Re: mdadm expanded 8 disk raid 6 fails in new server, 5 original devices show no md superblock
From: Wilson Jonathan <hidden>
Date: 2014-01-15 12:50:19
On Tue, 2014-01-14 at 13:43 -0500, Phil Turmel wrote:
On 01/14/2014 12:47 PM, Wilson Jonathan wrote: [trim /]quoted
I understand the issue of "timeout" on drives that might perform long error checking which then causes mdadm, via the device (block?) driver issuing a time out, to then kick the drive. In this instance you allow some time for a drive to try and fix things at the expense of a hung array for a longer period of time. I also understand that with scterc the drive gives up (in effect timing its self out) when it hits the 7 second, or there about, mark and subsequently mdadm kicks the drive out. In this specific instance the idea is to kill a drive quickly to that the raid doesn't hang longer than a few seconds.No. The intent is to fail the read without failing the controller channel.
Arrr, thanks for the clarification... I hadn't realised that instead of the drive returning a "Error, I can't get the data, I'm dead in the water" message it instead returned a "warning, I can't get the data, you deal with it and get back to me, I'm still working" kind of affair.
quoted
However surely these things (bar the amount of time) result in the same final result of a drive being kicked out. Even in a non-madam hardware raid set up, the drive is either kicked because it didn't return in 7 seconds, or the drive kicks its self because it gave up before 7 seconds.No. Upon a failed read, MD will obtain/reconstruct the problem sector from remaining redundancy, then write the correct data back. Occasional read errors of this type are normal, and fix themselves when the sector is written again. MD will only fail a drive after *multiple* read errors, not just one. (Isolated bursts of up to 20, then ~ ten per hour.)

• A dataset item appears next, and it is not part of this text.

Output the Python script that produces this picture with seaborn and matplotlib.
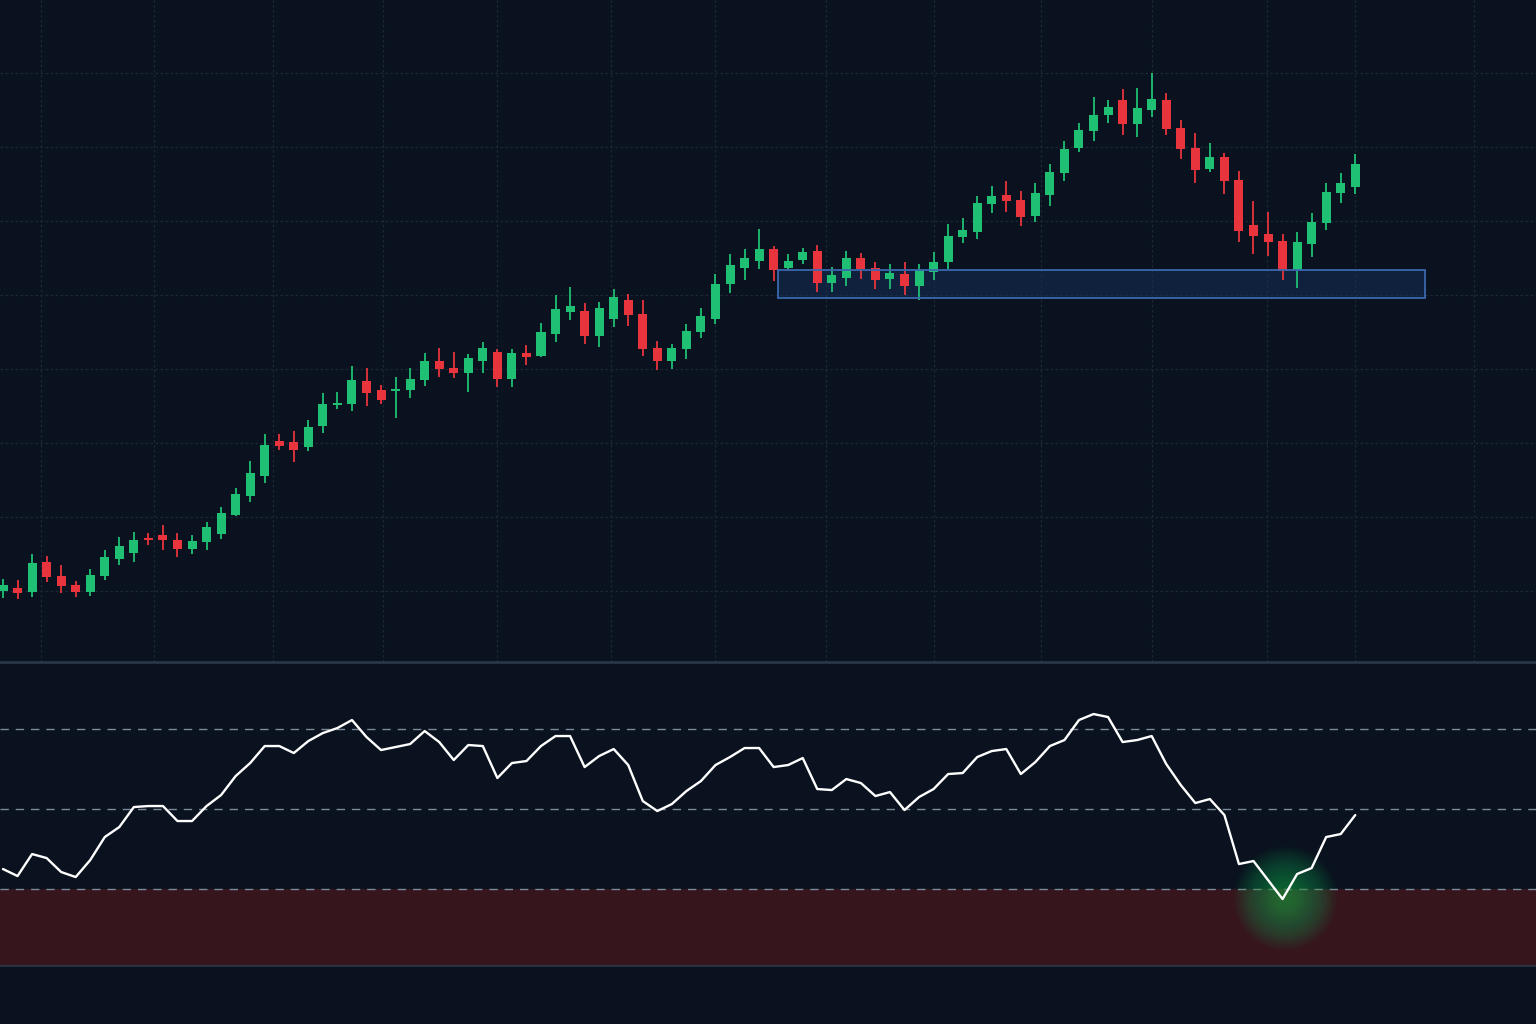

I see now... I had totally the wrong idea of what happened and how they differed.
[trim /]quoted
Surely, unless I'm missing something, rebuilding a failed drive's data means that you want the system to not kick if at all possible and having scterc enabled or a short timeout (shorter than the drives max time, unless that time is indefinite retry) is the last thing you want?What you are missing is what happens when the controller channel times out. The original read is reported failed to MD while the driver tries to revive the unresponsive drive. MD proceeds to obtain/reconstruct the missing data, then write back. But the device is not communicating--the driver has reset the channel, and will continue not communicating until the drive firmware finally gives up on the original read. So the *write* fails instantly, kicking the drive out of the array. When you, the admin, get around to looking, the drive is idle but apparently fine. (It gains a "pending" sector, which stays until the drive is told to write over that spot.) HTH,
It does, thanks for the information :-)
Phil
Jon